Factors to Consider When Selecting Holographic Laser Film
Choosing the right holographic film specification requires balancing several technical and commercial parameters. Buyers should evaluate the following before placing an order with a converter or film manufacturer:
- Substrate compatibility: Ensure the adhesive or heat-seal system is formulated for your target surface — paper, PVC, PP, or PE behave very differently under lamination or hot stamping conditions.
- Pattern exclusivity: Standard catalog patterns are more affordable but shared across clients. A proprietary master gives brand-exclusive visual identity and stronger anti-counterfeiting protection.

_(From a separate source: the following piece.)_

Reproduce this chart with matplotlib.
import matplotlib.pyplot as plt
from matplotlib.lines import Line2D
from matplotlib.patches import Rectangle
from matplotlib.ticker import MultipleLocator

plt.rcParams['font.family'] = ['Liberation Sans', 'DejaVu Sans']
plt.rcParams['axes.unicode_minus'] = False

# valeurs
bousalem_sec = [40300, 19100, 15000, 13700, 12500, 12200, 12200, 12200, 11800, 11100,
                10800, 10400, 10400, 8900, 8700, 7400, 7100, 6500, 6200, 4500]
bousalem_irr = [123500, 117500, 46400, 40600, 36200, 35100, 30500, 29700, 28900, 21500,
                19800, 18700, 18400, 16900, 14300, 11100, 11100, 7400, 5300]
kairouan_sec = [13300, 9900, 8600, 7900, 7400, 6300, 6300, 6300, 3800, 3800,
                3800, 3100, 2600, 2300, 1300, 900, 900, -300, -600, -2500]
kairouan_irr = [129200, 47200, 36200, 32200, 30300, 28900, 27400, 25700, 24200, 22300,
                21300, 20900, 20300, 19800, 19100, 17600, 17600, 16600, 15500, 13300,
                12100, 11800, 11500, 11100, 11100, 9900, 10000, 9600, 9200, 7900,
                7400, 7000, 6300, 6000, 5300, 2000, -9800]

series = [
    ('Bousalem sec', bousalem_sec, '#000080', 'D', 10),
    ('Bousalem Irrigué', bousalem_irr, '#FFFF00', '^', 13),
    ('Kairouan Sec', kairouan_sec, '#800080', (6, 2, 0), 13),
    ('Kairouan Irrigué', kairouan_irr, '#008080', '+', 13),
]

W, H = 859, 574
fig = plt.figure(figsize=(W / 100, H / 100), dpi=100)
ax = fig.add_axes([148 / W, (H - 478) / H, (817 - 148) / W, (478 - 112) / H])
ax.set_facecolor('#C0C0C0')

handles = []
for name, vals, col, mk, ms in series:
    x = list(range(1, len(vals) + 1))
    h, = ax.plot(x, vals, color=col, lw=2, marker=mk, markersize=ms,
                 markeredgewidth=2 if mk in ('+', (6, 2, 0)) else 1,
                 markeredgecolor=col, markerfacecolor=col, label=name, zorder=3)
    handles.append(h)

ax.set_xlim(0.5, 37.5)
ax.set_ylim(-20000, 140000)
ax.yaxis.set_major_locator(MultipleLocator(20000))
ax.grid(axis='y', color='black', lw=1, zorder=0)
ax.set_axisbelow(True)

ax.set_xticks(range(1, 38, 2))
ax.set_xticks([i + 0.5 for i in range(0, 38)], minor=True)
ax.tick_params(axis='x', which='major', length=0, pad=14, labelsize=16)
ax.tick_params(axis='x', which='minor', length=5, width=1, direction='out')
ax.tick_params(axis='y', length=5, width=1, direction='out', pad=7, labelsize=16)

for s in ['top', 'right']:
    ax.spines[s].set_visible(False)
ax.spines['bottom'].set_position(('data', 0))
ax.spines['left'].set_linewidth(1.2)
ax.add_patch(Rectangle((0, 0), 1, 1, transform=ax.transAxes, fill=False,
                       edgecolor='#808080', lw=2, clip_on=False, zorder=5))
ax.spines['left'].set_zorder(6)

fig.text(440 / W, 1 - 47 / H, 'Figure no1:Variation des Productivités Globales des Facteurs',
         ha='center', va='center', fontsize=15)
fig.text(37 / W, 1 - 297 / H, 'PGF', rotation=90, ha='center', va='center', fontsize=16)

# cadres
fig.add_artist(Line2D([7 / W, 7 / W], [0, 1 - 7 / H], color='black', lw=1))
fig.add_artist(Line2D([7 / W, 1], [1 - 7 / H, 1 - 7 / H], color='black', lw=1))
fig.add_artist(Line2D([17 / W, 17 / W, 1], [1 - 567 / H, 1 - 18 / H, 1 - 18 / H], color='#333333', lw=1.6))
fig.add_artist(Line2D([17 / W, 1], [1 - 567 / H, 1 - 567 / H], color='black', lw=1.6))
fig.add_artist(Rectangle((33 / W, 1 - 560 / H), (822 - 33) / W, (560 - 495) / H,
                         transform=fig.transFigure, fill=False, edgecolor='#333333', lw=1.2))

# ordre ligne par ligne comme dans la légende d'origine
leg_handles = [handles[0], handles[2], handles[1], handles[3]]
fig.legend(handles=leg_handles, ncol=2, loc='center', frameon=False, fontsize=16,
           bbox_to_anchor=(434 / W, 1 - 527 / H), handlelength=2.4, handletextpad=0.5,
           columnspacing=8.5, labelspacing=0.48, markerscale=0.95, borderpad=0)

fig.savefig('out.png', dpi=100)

- Minimum order quantities: Custom origination typically requires higher MOQs to amortize the master cost. Standard patterns can be ordered in smaller roll quantities.
- Regulatory compliance: Films used in food packaging must meet FDA, EU 10/2011, or equivalent food-contact migration standards. Security document films must pass national printing authority specifications.
- Environmental performance: Consider operating temperature ranges, UV stability for outdoor applications, and whether the film must be recyclable or compatible with your waste stream.
Future Trends in Holographic Film Technology
The holographic film industry continues to evolve rapidly. Digital laser origination systems now allow engineers to design custom diffraction patterns computationally and expose them directly to photoresist without traditional optical setups, dramatically reducing lead times for new designs. Color-on-demand holography — where specific zones of film display defined, stable colors rather than shifting spectra — is increasingly specified by luxury brands seeking precise color-matched packaging effects.
Sustainability is also reshaping product development. Manufacturers are developing holographic films on bio-based PET substrates, water-based adhesive systems, and aluminum-free interference coatings using high-refractive-index dielectric materials. These advances allow brands to retain the premium visual impact of traditional holographic film while meeting increasingly strict extended producer responsibility legislation in Europe and Asia. As digital authentication systems mature, holographic films are also being integrated with QR codes, NFC chips, and blockchain-linked serialization to create multi-layer authentication ecosystems that link physical packaging to digital product passports.